» **Request**
Without the pictures, repeat the listing character for character.

-- start Provided material --

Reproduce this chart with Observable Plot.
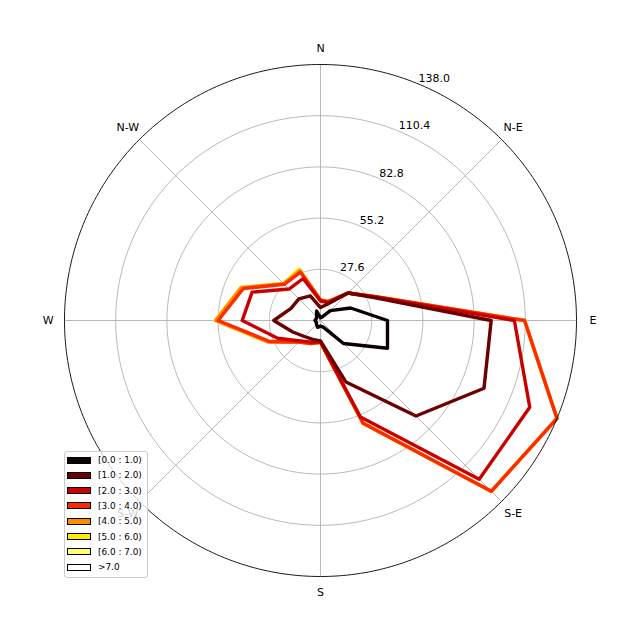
<!DOCTYPE html>
<html>
<head>
<meta charset="utf-8">
<script src="https://cdn.jsdelivr.net/npm/d3@7"></script>
<script src="https://cdn.jsdelivr.net/npm/@observablehq/plot@0.6"></script>
<style>
  body { margin: 0; background: #fff; }
  #wrap { position: relative; width: 640px; height: 640px; font-family: "DejaVu Sans", sans-serif; }
  #legend { position: absolute; left: 64px; top: 451px; width: 84px; height: 127px; box-sizing: border-box;
            background: rgba(255,255,255,0.8); border: 1px solid #cccccc; border-radius: 3px; font-size: 8.9px; color: #000; }
  .row { position: absolute; left: 2px; height: 15px; display: flex; align-items: center; white-space: nowrap; }
  .sw { width: 24px; height: 7px; border: 1px solid #000; box-sizing: border-box; margin-right: 7px; }
</style>
</head>
<body>
<div id="wrap"></div>
<script>
// 16 wind directions, clockwise from North
const directions = ["N","NNE","NE","ENE","E","ESE","SE","SSE","S","SSW","SW","WSW","W","WNW","NW","NNW"];
// speed bins (legend labels)
const bins = ["[0.0 : 1.0)","[1.0 : 2.0)","[2.0 : 3.0)","[3.0 : 4.0)","[4.0 : 5.0)","[5.0 : 6.0)","[6.0 : 7.0)",">7.0"];
// cumulative frequencies per bin (contour values), one per direction
const bin0 = [1.5, 2, 7.5, 17.6, 36.1, 39.1, 17.5, 3.9, 3, 4, 3, 2.5, 3, 2.5, 3, 5.5];
const bin1 = [7, 9.5, 21, 32, 92, 95.4, 72.8, 35.9, 11, 11, 12.2, 16.2, 25.2, 17.2, 16.5, 14.4];
const bin2 = [10.5, 10.5, 21, 33, 104.5, 122.1, 121, 56.3, 11.5, 12.7, 15.5, 25, 42.2, 39.9, 24, 24.5];
const bin3 = [11, 11, 21, 33.1, 110, 138, 130.2, 60, 11.7, 13.5, 16.5, 29.6, 55.2, 45, 27.6, 28.2];
const bin4 = [11, 11, 21, 33.1, 110, 138, 130.2, 60, 11.7, 13.5, 16.5, 30.4, 56.5, 46.3, 28, 29.2];
const bin5 = [11, 11, 21, 33.1, 110, 138, 130.2, 60, 11.7, 13.5, 16.5, 30.4, 56.7, 46.4, 28.2, 30];
const bin6 = [11, 11, 21, 33.1, 110, 138, 130.2, 60, 11.7, 13.5, 16.5, 30.4, 56.7, 46.4, 28.2, 30];
const bin7 = [11, 11, 21, 33.1, 110, 138, 130.2, 60, 11.7, 13.5, 16.5, 30.4, 56.7, 46.4, 28.2, 30];
const series = [bin0, bin1, bin2, bin3, bin4, bin5, bin6, bin7];
// radial tick labels
const radialTicks = [27.6, 55.2, 82.8, 110.4, 138.0];
// compass labels
const compassLabels = ["N","N-E","E","S-E","S","S-W","W","N-W"];

// styles
const binColors = ["#0b0000","#6a0000","#ca0000","#ff2b00","#ff8a00","#ffea00","#ffff70","#ffffff"];

const rMax = radialTicks[radialTicks.length - 1];
const rad = d => d * Math.PI / 180;
const polar = (r, deg) => ({x: r * Math.sin(rad(deg)), y: r * Math.cos(rad(deg))});

// contour rows, drawn highest bin first so lower bins sit on top
const contourRows = [];
for (let b = series.length - 1; b >= 0; b--) {
  series[b].forEach((v, i) => {
    const p = polar(v, i * 360 / directions.length);
    contourRows.push({bin: bins[b], dir: directions[i], value: v, x: p.x, y: p.y});
  });
}

// grid rings
const ringRows = [];
radialTicks.forEach(r => {
  for (let a = 0; a < 360; a += 1) { const p = polar(r, a); ringRows.push({r, x: p.x, y: p.y}); }
});
const outerRows = ringRows.filter(d => d.r === rMax);
const innerRows = ringRows.filter(d => d.r !== rMax);

// spokes
const spokes = compassLabels.map((lab, i) => { const p = polar(rMax, i * 45); return {lab, x2: p.x, y2: p.y}; });
const compassRows = compassLabels.map((lab, i) => { const p = polar(rMax * 1.064, i * 45); return {lab, x: p.x, y: p.y}; });
const radialRows = radialTicks.map(r => { const p = polar(r, 22.5); return {label: r.toFixed(1), x: p.x, y: p.y}; });

const chart = Plot.plot({
  width: 640, height: 640,
  marginTop: 64, marginBottom: 64, marginLeft: 64, marginRight: 64,
  x: {domain: [-rMax, rMax], axis: null},
  y: {domain: [-rMax, rMax], axis: null},
  color: {domain: bins, range: binColors},
  style: {fontFamily: "DejaVu Sans", fontSize: "11px", background: "transparent", overflow: "visible"},
  marks: [
    Plot.line(innerRows, {x: "x", y: "y", z: "r", curve: "linear-closed", stroke: "#b0b0b0", strokeWidth: 0.9}),
    Plot.link(spokes, {x1: 0, y1: 0, x2: "x2", y2: "y2", stroke: "#b0b0b0", strokeWidth: 0.9}),
    Plot.line(contourRows, {x: "x", y: "y", z: "bin", stroke: "bin", curve: "linear-closed", strokeWidth: 3.4, strokeLinejoin: "round"}),
    Plot.line(outerRows, {x: "x", y: "y", curve: "linear-closed", stroke: "#000", strokeWidth: 0.9}),
    Plot.text(compassRows, {x: "x", y: "y", text: "lab", fill: "#000", textAnchor: "middle", lineAnchor: "middle", fontSize: 11}),
    Plot.text(radialRows, {x: "x", y: "y", text: "label", fill: "#000", textAnchor: "start", lineAnchor: "bottom", fontSize: 11, dy: -2})
  ]
});

const wrap = document.getElementById("wrap");
wrap.appendChild(chart);

// legend
const legend = document.createElement("div");
legend.id = "legend";
bins.forEach((b, i) => {
  const row = document.createElement("div");
  row.className = "row";
  row.style.top = (0.5 + i * 15.33) + "px";
  const sw = document.createElement("div");
  sw.className = "sw";
  sw.style.background = binColors[i];
  const t = document.createElement("span");
  t.textContent = b;
  row.appendChild(sw); row.appendChild(t);
  legend.appendChild(row);
});
wrap.appendChild(legend);
</script>
</body>
</html>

-- end Provided material --

» **Exercise solution**
Reproduce this chart with Observable Plot.
<!DOCTYPE html>
<html>
<head>
<meta charset="utf-8">
<script src="https://cdn.jsdelivr.net/npm/d3@7"></script>
<script src="https://cdn.jsdelivr.net/npm/@observablehq/plot@0.6"></script>
<style>
  body { margin: 0; background: #fff; }
  #wrap { position: relative; width: 640px; height: 640px; font-family: "DejaVu Sans", sans-serif; }
  #legend { position: absolute; left: 64px; top: 451px; width: 84px; height: 127px; box-sizing: border-box;
            background: rgba(255,255,255,0.8); border: 1px solid #cccccc; border-radius: 3px; font-size: 8.9px; color: #000; }
  .row { position: absolute; left: 2px; height: 15px; display: flex; align-items: center; white-space: nowrap; }
  .sw { width: 24px; height: 7px; border: 1px solid #000; box-sizing: border-box; margin-right: 7px; }
</style>
</head>
<body>
<div id="wrap"></div>
<script>
// 16 wind directions, clockwise from North
const directions = ["N","NNE","NE","ENE","E","ESE","SE","SSE","S","SSW","SW","WSW","W","WNW","NW","NNW"];
// speed bins (legend labels)
const bins = ["[0.0 : 1.0)","[1.0 : 2.0)","[2.0 : 3.0)","[3.0 : 4.0)","[4.0 : 5.0)","[5.0 : 6.0)","[6.0 : 7.0)",">7.0"];
// cumulative frequencies per bin (contour values), one per direction
const bin0 = [1.5, 2, 7.5, 17.6, 36.1, 39.1, 17.5, 3.9, 3, 4, 3, 2.5, 3, 2.5, 3, 5.5];
const bin1 = [7, 9.5, 21, 32, 92, 95.4, 72.8, 35.9, 11, 11, 12.2, 16.2, 25.2, 17.2, 16.5, 14.4];
const bin2 = [10.5, 10.5, 21, 33, 104.5, 122.1, 121, 56.3, 11.5, 12.7, 15.5, 25, 42.2, 39.9, 24, 24.5];
const bin3 = [11, 11, 21, 33.1, 110, 138, 130.2, 60, 11.7, 13.5, 16.5, 29.6, 55.2, 45, 27.6, 28.2];
const bin4 = [11, 11, 21, 33.1, 110, 138, 130.2, 60, 11.7, 13.5, 16.5, 30.4, 56.5, 46.3, 28, 29.2];
const bin5 = [11, 11, 21, 33.1, 110, 138, 130.2, 60, 11.7, 13.5, 16.5, 30.4, 56.7, 46.4, 28.2, 30];
const bin6 = [11, 11, 21, 33.1, 110, 138, 130.2, 60, 11.7, 13.5, 16.5, 30.4, 56.7, 46.4, 28.2, 30];
const bin7 = [11, 11, 21, 33.1, 110, 138, 130.2, 60, 11.7, 13.5, 16.5, 30.4, 56.7, 46.4, 28.2, 30];
const series = [bin0, bin1, bin2, bin3, bin4, bin5, bin6, bin7];
// radial tick labels
const radialTicks = [27.6, 55.2, 82.8, 110.4, 138.0];
// compass labels
const compassLabels = ["N","N-E","E","S-E","S","S-W","W","N-W"];

// styles
const binColors = ["#0b0000","#6a0000","#ca0000","#ff2b00","#ff8a00","#ffea00","#ffff70","#ffffff"];

const rMax = radialTicks[radialTicks.length - 1];
const rad = d => d * Math.PI / 180;
const polar = (r, deg) => ({x: r * Math.sin(rad(deg)), y: r * Math.cos(rad(deg))});

// contour rows, drawn highest bin first so lower bins sit on top
const contourRows = [];
for (let b = series.length - 1; b >= 0; b--) {
  series[b].forEach((v, i) => {
    const p = polar(v, i * 360 / directions.length);
    contourRows.push({bin: bins[b], dir: directions[i], value: v, x: p.x, y: p.y});
  });
}

// grid rings
const ringRows = [];
radialTicks.forEach(r => {
  for (let a = 0; a < 360; a += 1) { const p = polar(r, a); ringRows.push({r, x: p.x, y: p.y}); }
});
const outerRows = ringRows.filter(d => d.r === rMax);
const innerRows = ringRows.filter(d => d.r !== rMax);

// spokes
const spokes = compassLabels.map((lab, i) => { const p = polar(rMax, i * 45); return {lab, x2: p.x, y2: p.y}; });
const compassRows = compassLabels.map((lab, i) => { const p = polar(rMax * 1.064, i * 45); return {lab, x: p.x, y: p.y}; });
const radialRows = radialTicks.map(r => { const p = polar(r, 22.5); return {label: r.toFixed(1), x: p.x, y: p.y}; });

const chart = Plot.plot({
  width: 640, height: 640,
  marginTop: 64, marginBottom: 64, marginLeft: 64, marginRight: 64,
  x: {domain: [-rMax, rMax], axis: null},
  y: {domain: [-rMax, rMax], axis: null},
  color: {domain: bins, range: binColors},
  style: {fontFamily: "DejaVu Sans", fontSize: "11px", background: "transparent", overflow: "visible"},
  marks: [
    Plot.line(innerRows, {x: "x", y: "y", z: "r", curve: "linear-closed", stroke: "#b0b0b0", strokeWidth: 0.9}),
    Plot.link(spokes, {x1: 0, y1: 0, x2: "x2", y2: "y2", stroke: "#b0b0b0", strokeWidth: 0.9}),
    Plot.line(contourRows, {x: "x", y: "y", z: "bin", stroke: "bin", curve: "linear-closed", strokeWidth: 3.4, strokeLinejoin: "round"}),
    Plot.line(outerRows, {x: "x", y: "y", curve: "linear-closed", stroke: "#000", strokeWidth: 0.9}),
    Plot.text(compassRows, {x: "x", y: "y", text: "lab", fill: "#000", textAnchor: "middle", lineAnchor: "middle", fontSize: 11}),
    Plot.text(radialRows, {x: "x", y: "y", text: "label", fill: "#000", textAnchor: "start", lineAnchor: "bottom", fontSize: 11, dy: -2})
  ]
});

const wrap = document.getElementById("wrap");
wrap.appendChild(chart);

// legend
const legend = document.createElement("div");
legend.id = "legend";
bins.forEach((b, i) => {
  const row = document.createElement("div");
  row.className = "row";
  row.style.top = (0.5 + i * 15.33) + "px";
  const sw = document.createElement("div");
  sw.className = "sw";
  sw.style.background = binColors[i];
  const t = document.createElement("span");
  t.textContent = b;
  row.appendChild(sw); row.appendChild(t);
  legend.appendChild(row);
});
wrap.appendChild(legend);
</script>
</body>
</html>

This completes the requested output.